Analysis: The Tánaiste and Minister for Health, Ms Harney, has put her stamp on health policy with the announcement of the health Estimates for 2005.
With substantial initiatives in the areas of medical cards, accident and emergency and disability, she has outlined what she sees as priority areas for the health service.
By detailing 10 specific actions for dealing with the A&E crisis and providing €70 million, the Minister hopes to defuse, at least partly, growing public disquiet over hospital access.
Three Dublin hospitals will get acute medical units, the development of which were advocated in a report published by Comhairle na nOspidéal this week. These will assess and treat patients with strokes, pneumonia and heart failure and avoid them joining the queues in A&E.
If they work, it should mean older people in particular getting a bed rather than a trolley and being treated with some of the dignity clearly absent from frontline hospital care. However, such units require the referral of patients by GPs who know them and not by deputising services who traditionally provide night cover for doctors in Dublin. Ms Harney rather vaguely referred to the "provision of more out of hours GP services" without specifying how this might be done.
The Minister also needs to clarify what she referred to as "measures to enhance direct access for GPs to diagnostic services".
Access to full X-ray and other services has been reduced in urban areas in particular, and has contributed to higher A&E attendances. And although not billed as such, the higher charge for attending A&E without visiting a GP, at €55, should reduce unnecessary attendance.
Without doubt the most unexpected initiative was creating a new category of medical card. The "doctor visit" medical card will allow free access to a GP but will not cover the cost of any drugs prescribed.
It is a clever way to add an additional 200,000 cards which would otherwise have required far greater funding. Only 70,000 "traditional" cards could have been provided for the same money because of the €800 million GMS drug bill. It means the Government is now partly "off the hook" over its election commitment to provide an additional 200,000 medical cards.
The Irish Medical Organisation has reacted positively to the move; it has been arguing that poorer people were unable to access medical care because of the cost.
However, the issue of drug costs will still be a problem for those eligible for the new medical cards. It may force them to "skimp" on or even avoid treatment.

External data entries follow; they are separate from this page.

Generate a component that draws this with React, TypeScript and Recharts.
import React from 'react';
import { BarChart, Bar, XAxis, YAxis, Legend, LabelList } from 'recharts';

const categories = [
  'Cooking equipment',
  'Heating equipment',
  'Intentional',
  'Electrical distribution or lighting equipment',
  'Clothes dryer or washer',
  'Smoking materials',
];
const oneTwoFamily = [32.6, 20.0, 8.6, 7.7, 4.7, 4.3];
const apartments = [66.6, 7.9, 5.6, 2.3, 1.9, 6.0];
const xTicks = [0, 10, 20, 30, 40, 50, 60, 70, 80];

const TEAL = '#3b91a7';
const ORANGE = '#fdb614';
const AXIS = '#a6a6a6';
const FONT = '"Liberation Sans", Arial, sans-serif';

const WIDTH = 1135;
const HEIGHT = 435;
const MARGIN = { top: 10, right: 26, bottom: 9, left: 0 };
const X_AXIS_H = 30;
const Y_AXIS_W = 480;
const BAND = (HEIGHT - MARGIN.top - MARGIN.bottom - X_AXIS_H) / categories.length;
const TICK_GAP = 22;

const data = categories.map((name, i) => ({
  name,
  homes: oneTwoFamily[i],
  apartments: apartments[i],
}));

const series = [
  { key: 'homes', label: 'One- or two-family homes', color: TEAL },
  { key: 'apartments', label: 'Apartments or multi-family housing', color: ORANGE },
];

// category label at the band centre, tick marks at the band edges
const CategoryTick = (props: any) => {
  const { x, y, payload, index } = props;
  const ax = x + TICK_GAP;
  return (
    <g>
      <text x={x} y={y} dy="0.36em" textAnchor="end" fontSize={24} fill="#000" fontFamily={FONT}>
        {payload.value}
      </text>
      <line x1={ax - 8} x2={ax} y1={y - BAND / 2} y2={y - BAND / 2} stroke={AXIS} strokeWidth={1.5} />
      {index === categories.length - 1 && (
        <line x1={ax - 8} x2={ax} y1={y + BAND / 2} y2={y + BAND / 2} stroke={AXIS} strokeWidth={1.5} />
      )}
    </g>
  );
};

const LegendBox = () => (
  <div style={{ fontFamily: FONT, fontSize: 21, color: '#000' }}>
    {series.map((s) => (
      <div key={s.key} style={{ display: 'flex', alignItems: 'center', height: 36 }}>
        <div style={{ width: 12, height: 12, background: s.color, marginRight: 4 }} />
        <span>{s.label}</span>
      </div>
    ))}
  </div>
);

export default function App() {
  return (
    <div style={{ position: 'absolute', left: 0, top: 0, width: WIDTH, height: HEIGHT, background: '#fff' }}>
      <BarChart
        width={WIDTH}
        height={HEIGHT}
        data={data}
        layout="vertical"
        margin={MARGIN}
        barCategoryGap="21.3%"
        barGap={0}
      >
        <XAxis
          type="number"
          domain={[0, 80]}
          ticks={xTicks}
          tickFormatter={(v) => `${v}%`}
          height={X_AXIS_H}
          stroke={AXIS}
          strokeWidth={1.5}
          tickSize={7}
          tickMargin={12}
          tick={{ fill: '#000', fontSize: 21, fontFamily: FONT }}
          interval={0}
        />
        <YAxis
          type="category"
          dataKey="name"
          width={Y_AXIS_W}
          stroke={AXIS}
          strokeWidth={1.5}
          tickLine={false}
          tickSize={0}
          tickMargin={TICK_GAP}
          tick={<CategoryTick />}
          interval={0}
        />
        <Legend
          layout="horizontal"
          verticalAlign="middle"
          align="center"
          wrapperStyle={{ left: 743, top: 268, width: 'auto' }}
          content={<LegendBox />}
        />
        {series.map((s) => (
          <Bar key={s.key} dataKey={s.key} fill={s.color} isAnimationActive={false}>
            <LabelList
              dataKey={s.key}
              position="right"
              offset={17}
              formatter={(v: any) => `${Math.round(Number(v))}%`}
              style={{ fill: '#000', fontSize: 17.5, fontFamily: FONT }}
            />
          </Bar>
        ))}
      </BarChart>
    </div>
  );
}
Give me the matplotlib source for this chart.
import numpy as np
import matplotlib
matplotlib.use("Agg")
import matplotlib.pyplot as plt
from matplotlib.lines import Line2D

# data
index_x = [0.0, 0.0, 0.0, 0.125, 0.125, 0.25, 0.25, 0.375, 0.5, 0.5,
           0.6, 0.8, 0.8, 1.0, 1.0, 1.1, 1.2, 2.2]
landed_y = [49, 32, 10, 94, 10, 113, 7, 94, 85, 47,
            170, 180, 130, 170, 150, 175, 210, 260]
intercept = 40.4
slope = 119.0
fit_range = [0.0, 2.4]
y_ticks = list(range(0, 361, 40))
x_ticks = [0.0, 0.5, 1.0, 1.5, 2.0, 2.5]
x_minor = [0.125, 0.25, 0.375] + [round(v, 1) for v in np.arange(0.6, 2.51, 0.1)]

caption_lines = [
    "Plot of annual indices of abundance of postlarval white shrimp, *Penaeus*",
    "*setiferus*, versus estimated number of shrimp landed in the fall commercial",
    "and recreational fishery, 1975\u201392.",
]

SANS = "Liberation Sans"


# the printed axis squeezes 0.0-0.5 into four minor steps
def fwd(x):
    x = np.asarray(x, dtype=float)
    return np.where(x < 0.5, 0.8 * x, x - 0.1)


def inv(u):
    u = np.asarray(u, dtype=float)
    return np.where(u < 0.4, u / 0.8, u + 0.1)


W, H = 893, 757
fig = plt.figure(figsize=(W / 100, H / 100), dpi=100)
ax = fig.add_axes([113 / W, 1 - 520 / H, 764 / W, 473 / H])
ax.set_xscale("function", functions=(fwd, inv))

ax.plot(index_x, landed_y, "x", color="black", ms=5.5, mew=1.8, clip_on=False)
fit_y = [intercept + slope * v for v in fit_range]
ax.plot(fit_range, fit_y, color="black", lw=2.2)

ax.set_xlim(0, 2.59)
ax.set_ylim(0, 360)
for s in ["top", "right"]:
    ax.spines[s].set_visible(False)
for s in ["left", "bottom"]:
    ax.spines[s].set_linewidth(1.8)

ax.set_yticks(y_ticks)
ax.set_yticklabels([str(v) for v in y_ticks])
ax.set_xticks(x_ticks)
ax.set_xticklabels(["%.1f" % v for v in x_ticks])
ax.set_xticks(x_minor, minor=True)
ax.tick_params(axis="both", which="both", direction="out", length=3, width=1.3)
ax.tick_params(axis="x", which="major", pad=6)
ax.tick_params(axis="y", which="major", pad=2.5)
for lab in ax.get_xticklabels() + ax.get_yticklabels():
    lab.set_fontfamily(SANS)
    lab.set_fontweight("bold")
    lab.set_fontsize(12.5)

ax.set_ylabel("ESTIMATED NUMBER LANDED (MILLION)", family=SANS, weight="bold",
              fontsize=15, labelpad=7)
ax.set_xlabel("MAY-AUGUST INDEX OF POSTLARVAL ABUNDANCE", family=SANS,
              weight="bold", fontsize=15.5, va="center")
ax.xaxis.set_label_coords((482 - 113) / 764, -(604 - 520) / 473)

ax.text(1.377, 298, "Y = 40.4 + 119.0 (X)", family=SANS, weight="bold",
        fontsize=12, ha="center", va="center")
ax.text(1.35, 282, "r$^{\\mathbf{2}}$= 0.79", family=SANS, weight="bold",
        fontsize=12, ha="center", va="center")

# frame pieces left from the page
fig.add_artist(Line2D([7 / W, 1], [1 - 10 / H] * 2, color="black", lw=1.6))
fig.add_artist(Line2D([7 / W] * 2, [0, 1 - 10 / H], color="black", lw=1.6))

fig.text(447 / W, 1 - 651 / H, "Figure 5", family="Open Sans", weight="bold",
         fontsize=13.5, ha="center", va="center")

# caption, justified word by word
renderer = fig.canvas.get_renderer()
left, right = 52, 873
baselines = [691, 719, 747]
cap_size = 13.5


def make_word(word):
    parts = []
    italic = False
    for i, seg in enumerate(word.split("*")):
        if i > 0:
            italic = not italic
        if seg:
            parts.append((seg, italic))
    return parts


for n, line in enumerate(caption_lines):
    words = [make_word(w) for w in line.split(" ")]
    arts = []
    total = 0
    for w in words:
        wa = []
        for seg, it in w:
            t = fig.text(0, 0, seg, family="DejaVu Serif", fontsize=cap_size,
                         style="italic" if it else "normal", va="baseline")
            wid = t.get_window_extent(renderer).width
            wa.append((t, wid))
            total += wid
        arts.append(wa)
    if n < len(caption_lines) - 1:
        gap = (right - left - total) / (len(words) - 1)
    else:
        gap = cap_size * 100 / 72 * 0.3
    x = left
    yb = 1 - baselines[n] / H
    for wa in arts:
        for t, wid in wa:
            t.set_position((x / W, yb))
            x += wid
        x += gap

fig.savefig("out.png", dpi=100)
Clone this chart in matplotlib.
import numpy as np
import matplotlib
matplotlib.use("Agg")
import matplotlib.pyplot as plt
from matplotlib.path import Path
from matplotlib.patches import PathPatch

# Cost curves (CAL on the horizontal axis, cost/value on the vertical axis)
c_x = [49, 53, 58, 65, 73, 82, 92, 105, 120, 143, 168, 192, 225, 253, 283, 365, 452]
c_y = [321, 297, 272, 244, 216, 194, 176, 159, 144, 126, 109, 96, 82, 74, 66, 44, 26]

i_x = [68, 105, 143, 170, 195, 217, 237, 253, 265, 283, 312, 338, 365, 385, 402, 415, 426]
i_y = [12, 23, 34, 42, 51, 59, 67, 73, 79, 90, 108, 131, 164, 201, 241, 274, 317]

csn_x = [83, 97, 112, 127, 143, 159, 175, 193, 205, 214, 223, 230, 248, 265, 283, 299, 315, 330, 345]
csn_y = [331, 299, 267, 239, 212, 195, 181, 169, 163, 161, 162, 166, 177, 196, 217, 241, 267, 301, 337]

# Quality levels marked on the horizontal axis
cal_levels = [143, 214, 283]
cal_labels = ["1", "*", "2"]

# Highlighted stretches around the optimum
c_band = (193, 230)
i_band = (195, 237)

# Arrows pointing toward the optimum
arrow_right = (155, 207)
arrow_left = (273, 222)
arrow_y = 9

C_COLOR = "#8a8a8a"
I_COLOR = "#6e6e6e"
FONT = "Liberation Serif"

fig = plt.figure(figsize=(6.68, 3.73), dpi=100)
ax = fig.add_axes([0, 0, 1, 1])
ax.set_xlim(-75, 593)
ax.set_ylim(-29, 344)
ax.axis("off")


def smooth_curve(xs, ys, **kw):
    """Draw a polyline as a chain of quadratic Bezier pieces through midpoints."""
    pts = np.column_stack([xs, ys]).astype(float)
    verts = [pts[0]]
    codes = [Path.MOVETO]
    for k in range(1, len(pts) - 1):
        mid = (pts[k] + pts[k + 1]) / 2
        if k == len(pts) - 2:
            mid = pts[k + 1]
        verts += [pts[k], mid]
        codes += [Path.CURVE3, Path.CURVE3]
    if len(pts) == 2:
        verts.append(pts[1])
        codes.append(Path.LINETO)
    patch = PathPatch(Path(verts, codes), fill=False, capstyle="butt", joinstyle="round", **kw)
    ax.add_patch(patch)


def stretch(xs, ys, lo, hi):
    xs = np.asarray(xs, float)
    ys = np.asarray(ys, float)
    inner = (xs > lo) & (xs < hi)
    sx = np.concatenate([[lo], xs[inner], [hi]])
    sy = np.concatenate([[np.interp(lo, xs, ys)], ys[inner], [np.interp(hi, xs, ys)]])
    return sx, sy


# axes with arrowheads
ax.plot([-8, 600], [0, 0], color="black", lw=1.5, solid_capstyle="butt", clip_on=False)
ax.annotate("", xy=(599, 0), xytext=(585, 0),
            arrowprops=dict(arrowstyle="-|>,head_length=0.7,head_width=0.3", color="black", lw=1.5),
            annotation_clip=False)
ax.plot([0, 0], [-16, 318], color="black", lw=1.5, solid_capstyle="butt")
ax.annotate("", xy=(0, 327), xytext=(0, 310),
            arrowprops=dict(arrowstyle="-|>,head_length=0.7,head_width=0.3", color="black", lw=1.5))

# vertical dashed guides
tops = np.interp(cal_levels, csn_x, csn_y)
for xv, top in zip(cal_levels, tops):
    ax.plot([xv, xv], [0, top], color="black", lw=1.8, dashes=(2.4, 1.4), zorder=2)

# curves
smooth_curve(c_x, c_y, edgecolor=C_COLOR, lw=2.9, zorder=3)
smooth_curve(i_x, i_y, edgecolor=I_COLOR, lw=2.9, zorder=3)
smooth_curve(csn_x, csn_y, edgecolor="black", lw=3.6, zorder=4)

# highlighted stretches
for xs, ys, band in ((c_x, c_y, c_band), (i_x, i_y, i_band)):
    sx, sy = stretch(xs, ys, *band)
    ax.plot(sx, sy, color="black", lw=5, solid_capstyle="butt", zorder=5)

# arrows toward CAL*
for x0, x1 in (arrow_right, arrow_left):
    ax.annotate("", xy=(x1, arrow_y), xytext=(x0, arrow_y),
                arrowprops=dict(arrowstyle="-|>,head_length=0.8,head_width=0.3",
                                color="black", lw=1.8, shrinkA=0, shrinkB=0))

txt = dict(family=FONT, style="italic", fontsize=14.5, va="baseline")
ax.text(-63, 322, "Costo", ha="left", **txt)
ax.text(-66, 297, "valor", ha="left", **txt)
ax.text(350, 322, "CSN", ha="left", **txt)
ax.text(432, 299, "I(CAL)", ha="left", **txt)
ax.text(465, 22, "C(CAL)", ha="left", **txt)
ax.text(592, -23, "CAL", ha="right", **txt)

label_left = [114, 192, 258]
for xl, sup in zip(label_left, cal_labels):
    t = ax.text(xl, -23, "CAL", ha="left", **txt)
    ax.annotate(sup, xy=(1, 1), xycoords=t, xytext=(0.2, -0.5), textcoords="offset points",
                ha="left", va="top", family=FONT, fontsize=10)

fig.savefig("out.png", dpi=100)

They may also find it difficult to find GPs to look after them because of the growing manpower crisis in primary care. But the provision of 30,000 extra "traditional" medical cards must also be acknowledged and welcomed.
An additional 1,000 frontline staff promises a substantial increase in the number of speech and occupational therapists for the disabled, many of whom have had great difficulty accessing rehabilitation services.
For too long the Cinderella of the health system, the disabled look like finally getting the funding and personnel they deserve.
Another former Cinderella is mental health. It gets an additional €15 million. Of particular note is the commitment to provide and staff an additional 14 beds at the Central Mental Hospital, a move that will help end the degrading practice of patients there having to "slop-out".
The Minister has produced quite a focused package of initiatives. The challenge now will be to make it happen despite the dysfunctional nature of the health service.